While the talk earlier this year was centered on 3D TV, thanks in large measure to the success of Avatar, the movie, it appears that Web-enabled televisions will be under holiday trees for more practical reasons. According to Parks Associates, millions of U.S. households are already using Internet-connected consumer electronics (CE) to watch video on demand (VoD), finding convenience and savings in these devices. The international market research firm reports three million U.S. broadband households plan to purchase an Internet-connected TV during the 2010 holiday shopping season, further eroding consumer need for brick-and-mortar video sources.

Nearly 25 percent of U.S. broadband households already own at least one connected TV device, and, more importantly, one-fourth of these households have watched a paid movie-on-demand at least once in the past month, according to Parks Associates' Connected CE Tracker, part of the firm's landmark Consumer Decision Process Service. Parks Associates’ analysts predict connected CE devices will be top sellers in this year’s holiday shopping season. "Only 38 percent of U.S. broadband households plan to purchase a CE device this year, but it’s the connected CE and smartphones that will be the most popular items," says Kurt Scherf, vice president, principal analyst, Parks Associates. "Connected devices are the future of content consumption and entertainment in the living room as they capture the broader trends of integration among different silos in consumers' lives. We will continue to follow their sales through 2011 with Connected CE Tracker."

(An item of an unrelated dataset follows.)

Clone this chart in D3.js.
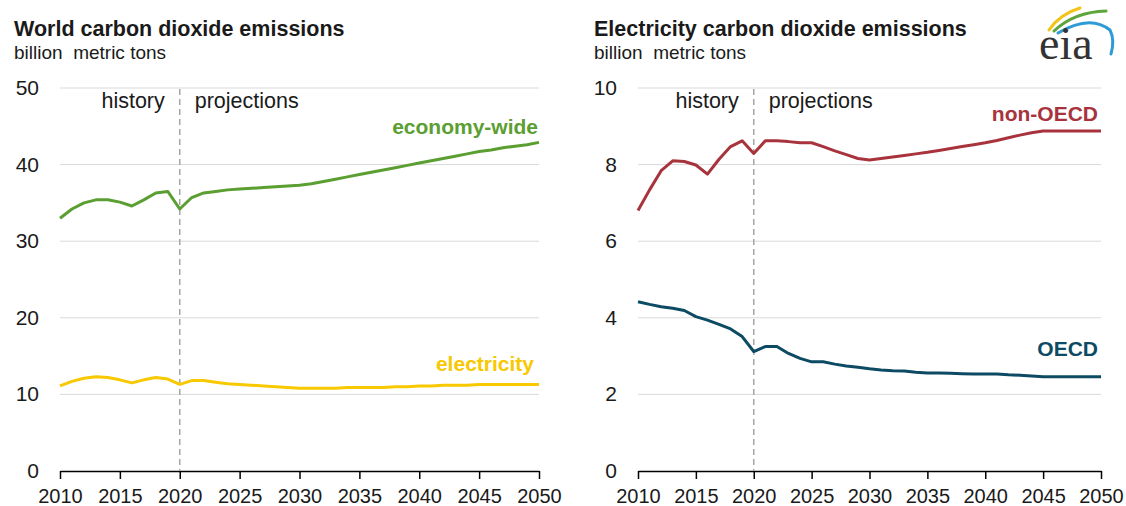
<!doctype html>
<html lang="en">
<head>
<meta charset="utf-8">
<title>World and electricity carbon dioxide emissions</title>
<script src="https://cdn.jsdelivr.net/npm/d3@7/dist/d3.min.js"></script>
<style>
  body { margin: 0; background: #fff; }
  text { font-family: "Liberation Sans", Arial, sans-serif; fill: #1a1a1a; }
</style>
</head>
<body>
<script>
// years 2010..2050
var years = d3.range(2010, 2051);

var economyWide = [33.0, 34.2, 35.0, 35.4, 35.4, 35.1, 34.6, 35.4, 36.3, 36.5,
  34.2, 35.7, 36.3, 36.5, 36.7, 36.8, 36.9, 37.0, 37.1, 37.2,
  37.3, 37.5, 37.8, 38.1, 38.4, 38.7, 39.0, 39.3, 39.6, 39.9,
  40.2, 40.5, 40.8, 41.1, 41.4, 41.7, 41.9, 42.2, 42.4, 42.6, 42.9];

var electricity = [11.1, 11.7, 12.1, 12.3, 12.2, 11.9, 11.5, 11.9, 12.2, 12.0,
  11.3, 11.8, 11.8, 11.6, 11.4, 11.3, 11.2, 11.1, 11.0, 10.9,
  10.8, 10.8, 10.8, 10.8, 10.9, 10.9, 10.9, 10.9, 11.0, 11.0,
  11.1, 11.1, 11.2, 11.2, 11.2, 11.3, 11.3, 11.3, 11.3, 11.3, 11.3];

var nonOECD = [6.80, 7.34, 7.84, 8.10, 8.08, 7.99, 7.75, 8.14, 8.47, 8.62,
  8.29, 8.62, 8.62, 8.60, 8.57, 8.57, 8.47, 8.36, 8.26, 8.16,
  8.12, 8.16, 8.20, 8.24, 8.28, 8.32, 8.37, 8.42, 8.47, 8.52,
  8.57, 8.63, 8.70, 8.77, 8.83, 8.88, 8.88, 8.88, 8.88, 8.88, 8.88];

var OECD = [4.42, 4.35, 4.29, 4.25, 4.19, 4.03, 3.94, 3.83, 3.71, 3.51,
  3.12, 3.25, 3.25, 3.07, 2.94, 2.85, 2.85, 2.79, 2.74, 2.71,
  2.67, 2.64, 2.62, 2.61, 2.58, 2.56, 2.56, 2.55, 2.54, 2.53,
  2.53, 2.53, 2.51, 2.50, 2.48, 2.46, 2.46, 2.46, 2.46, 2.46, 2.46];

var xTicks = [2010, 2015, 2020, 2025, 2030, 2035, 2040, 2045, 2050];
var leftTicks = [0, 10, 20, 30, 40, 50];
var rightTicks = [0, 2, 4, 6, 8, 10];

var svg = d3.select("body").append("svg")
    .attr("width", 1126).attr("height", 506);

function panel(opt) {
    var x = d3.scaleLinear().domain([2010, 2050]).range([opt.left, opt.right]);
    var y = d3.scaleLinear().domain([0, opt.max]).range([471, 88]);
    var g = svg.append("g");

    g.append("text").attr("x", opt.titleX).attr("y", 36)
        .style("font-size", "21.5px").style("font-weight", "bold")
        .text(opt.title);
    g.append("text").attr("x", opt.titleX).attr("y", 59)
        .style("font-size", "19px").attr("xml:space", "preserve")
        .text("billion  metric tons");

    // gridlines
    g.append("g").selectAll("line").data(opt.yTicks.filter(function(d){ return d > 0; }))
        .enter().append("line")
        .attr("x1", opt.left).attr("x2", opt.right)
        .attr("y1", function(d){ return y(d); }).attr("y2", function(d){ return y(d); })
        .attr("stroke", "#d9d9d9").attr("stroke-width", 1);

    // y labels
    g.append("g").selectAll("text").data(opt.yTicks)
        .enter().append("text")
        .attr("x", opt.left - 21).attr("y", function(d){ return y(d) + 7; })
        .attr("text-anchor", "end").style("font-size", "21px")
        .text(function(d){ return d; });

    // x axis
    var xAxis = d3.axisBottom(x).tickValues(xTicks).tickFormat(d3.format("d"))
        .tickSize(8).tickSizeOuter(0);
    var ax = g.append("g").attr("transform", "translate(0,471)").call(xAxis);
    ax.select(".domain").attr("stroke", "#000").attr("stroke-width", 1.5);
    ax.selectAll(".tick line").attr("stroke", "#000").attr("stroke-width", 1.5);
    ax.selectAll(".tick text").attr("y", 18)
        .style("font-size", "20px").style("font-family", "Liberation Sans, Arial, sans-serif")
        .attr("fill", "#1a1a1a");

    // history / projections divider
    g.append("line").attr("x1", x(2020)).attr("x2", x(2020))
        .attr("y1", 89).attr("y2", 471)
        .attr("stroke", "#a6a6a6").attr("stroke-width", 1.5)
        .attr("stroke-dasharray", "6,4");
    g.append("text").attr("x", x(2020) - 15).attr("y", 108)
        .attr("text-anchor", "end").style("font-size", "21.5px").text("history");
    g.append("text").attr("x", x(2020) + 15).attr("y", 108)
        .style("font-size", "21.5px").text("projections");

    var line = d3.line()
        .x(function(d, i){ return x(years[i]); })
        .y(function(d){ return y(d); });

    opt.series.forEach(function(s) {
        g.append("path").datum(s.values)
            .attr("d", line).attr("fill", "none")
            .attr("stroke", s.color).attr("stroke-width", 3)
            .attr("stroke-linejoin", "round");
        g.append("text").attr("x", s.lx).attr("y", s.ly)
            .attr("text-anchor", "end")
            .style("font-size", "21px").style("font-weight", "bold")
            .style("fill", s.color).text(s.name);
    });
}

panel({
    left: 60, right: 539, max: 50, yTicks: leftTicks, titleX: 14,
    title: "World carbon dioxide emissions",
    series: [
        {values: economyWide, color: "#5b9e31", name: "economy-wide", lx: 538, ly: 134},
        {values: electricity, color: "#f8c800", name: "electricity", lx: 534, ly: 371}
    ]
});

panel({
    left: 638, right: 1101, max: 10, yTicks: rightTicks, titleX: 594,
    title: "Electricity carbon dioxide emissions",
    series: [
        {values: nonOECD, color: "#a8333d", name: "non-OECD", lx: 1098, ly: 121},
        {values: OECD, color: "#0d4a63", name: "OECD", lx: 1098, ly: 356}
    ]
});

// eia logo
var logo = svg.append("g");
logo.append("path").attr("d", "M1049,30 Q1060,14 1080,8")
    .attr("fill", "none").attr("stroke", "#f2c318").attr("stroke-width", 3).attr("stroke-linecap", "round");
logo.append("path").attr("d", "M1054,31 Q1074,12 1106,11")
    .attr("fill", "none").attr("stroke", "#5da53b").attr("stroke-width", 3).attr("stroke-linecap", "round");
logo.append("path").attr("d", "M1058,33 Q1090,14 1110,30 Q1115,40 1111,54")
    .attr("fill", "none").attr("stroke", "#2e9bd6").attr("stroke-width", 3).attr("stroke-linecap", "round");
logo.append("text").attr("x", 1039).attr("y", 59)
    .style("font-family", "Liberation Serif, Times New Roman, serif")
    .style("font-size", "46px").style("fill", "#333").text("eia");
</script>
</body>
</html>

Connected devices include Internet-connected game consoles, Blu-ray players, tablet computers including the iPad, and digital video players including Roku and Apple TV. By the end of 2010, more than 40 million U.S. consumers will have a broadband-connected game console, more than eight million will have a PC-to-TV connection, more than five million will have a connected Blu-ray player, and over four million will have a networked digital video player (such as an Apple TV or Roku Digital Video Player).
However, even the significant enthusiasm for these devices does not totally offset the drop in CE buying intentions reported for this holiday shopping season. In 2009, almost 50 percent of U.S. broadband households planned a CE purchase.

"Manufacturers, retailers, and technology providers are noting the tight consumer purse strings and continue to roll out the deals,” said Tricia Parks, chief executive officer, Parks Associates. “Consumers want deals; that is their trigger as economic conditions have made them more cautious buyers. Market players must stress the value and convenience of Internet-connected devices. It helps that consumers may choose to save the cost of a video membership and eliminate a trip to the store or kiosk.”